Dr. Wade Nobles, an Oakland psychologist, uses fish as a meta­phor of the slave trade in which Western man is depicted as a salt­water fish and Eastern man (Af­ricans) is a freshwater fish that is captured and forced to swim in an alien saltwater culture. The fish can swim but the salt irritates their sensibilities and reddens their eyes.

The salty water represents W.A.S.P/Individualism.

However, African Americans and all nonwhite folks are fresh-water fish whose vision has been irritated by the salt because they have been forced to adapt.

The Right Rev. Eugene Taylor Sutton, bishop of the Episcopal Diocese of Maryland, testified at Congresswoman Sheila Jackson Lee’s committee at the same hear­ing as filmmaker and seminarian Katrina Browne in June.

Sutton addressed the theologi­cal, political and economic com­plexity and intersectionality of the morality of reparations.

Sutton said Americans should avoid quick emotional responses to the word ‘reparations,’ because it could divide us and create resent­ment and suspicion.

He said just the term repara­tions accentuates the pains of the inherited mess of slavery that has long plagued this country.

There was an ominous judg­ment day tone to his words when he said, “None of us caused this brokenness, but all of us have a moral responsibility to fix it.

Bishop Sutton

“For generations the bodies of Black people did not belong to themselves but were bred, used and sold for the purpose of attain­ing wealth. Our nation prospered from that evil, and many of our institutions- including, sadly, the church, profited as well.

Sutton told Congress that moral leaders must be committed to re­pairing our “broken foundation.”

The economic and theological questions intersect, and Browne lived in a house on the corner of Seminary Avenue and Ill-Gotten Gain$ Boulevard (pun intended).

While theologians debate the moral issues of right and wrong and while they rhetorically ask, “What must I do to be saved?” I will focus on the economic, politi­cal and legal issues of reparations as I have for the past 30 years.

As the great writer Victor Hugo said, “Nothing is as powerful as an idea whose time has come.” The reparations issue is “woke,” and the time has come to examine the founding documents down the streets of government from Ms. Browne’s childhood lemonade stand.

While the whole world watches, my city of Oakland is again in the vanguard of the fight for justice and equity with its newly formed Department of Race and Equity.

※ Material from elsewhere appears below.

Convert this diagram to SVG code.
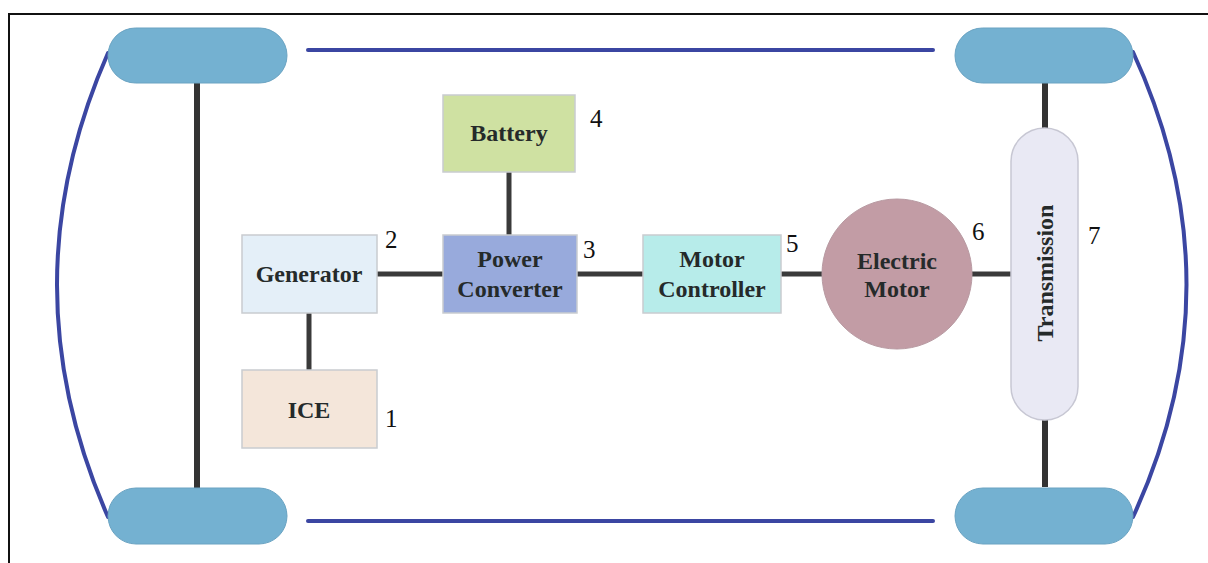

That new department is under the supervision of the city administra­tor and the mayor with the limita­tions of the budget and finances.

Oaktown, the seat of the Al­ameda County government, is the cultural hub of several ethnic and racial groups that seek the review and removal of some of the past actions of government and private cultural entities…

Unlike the early debates over the definition of “Black Power” in 1966, which often excluded whites, the reparations debate is open to all Americans.

Reparations is a struggle for the “Soul” of our beloved nation.

It is ‘all-hands-on-deck’ time.

It’s ‘repair the ship of state’ time.

Its reform and discard institu­tions time.

Let us think nationally but act locally to examine our local gov­ernments to find the hidden ob­stacles.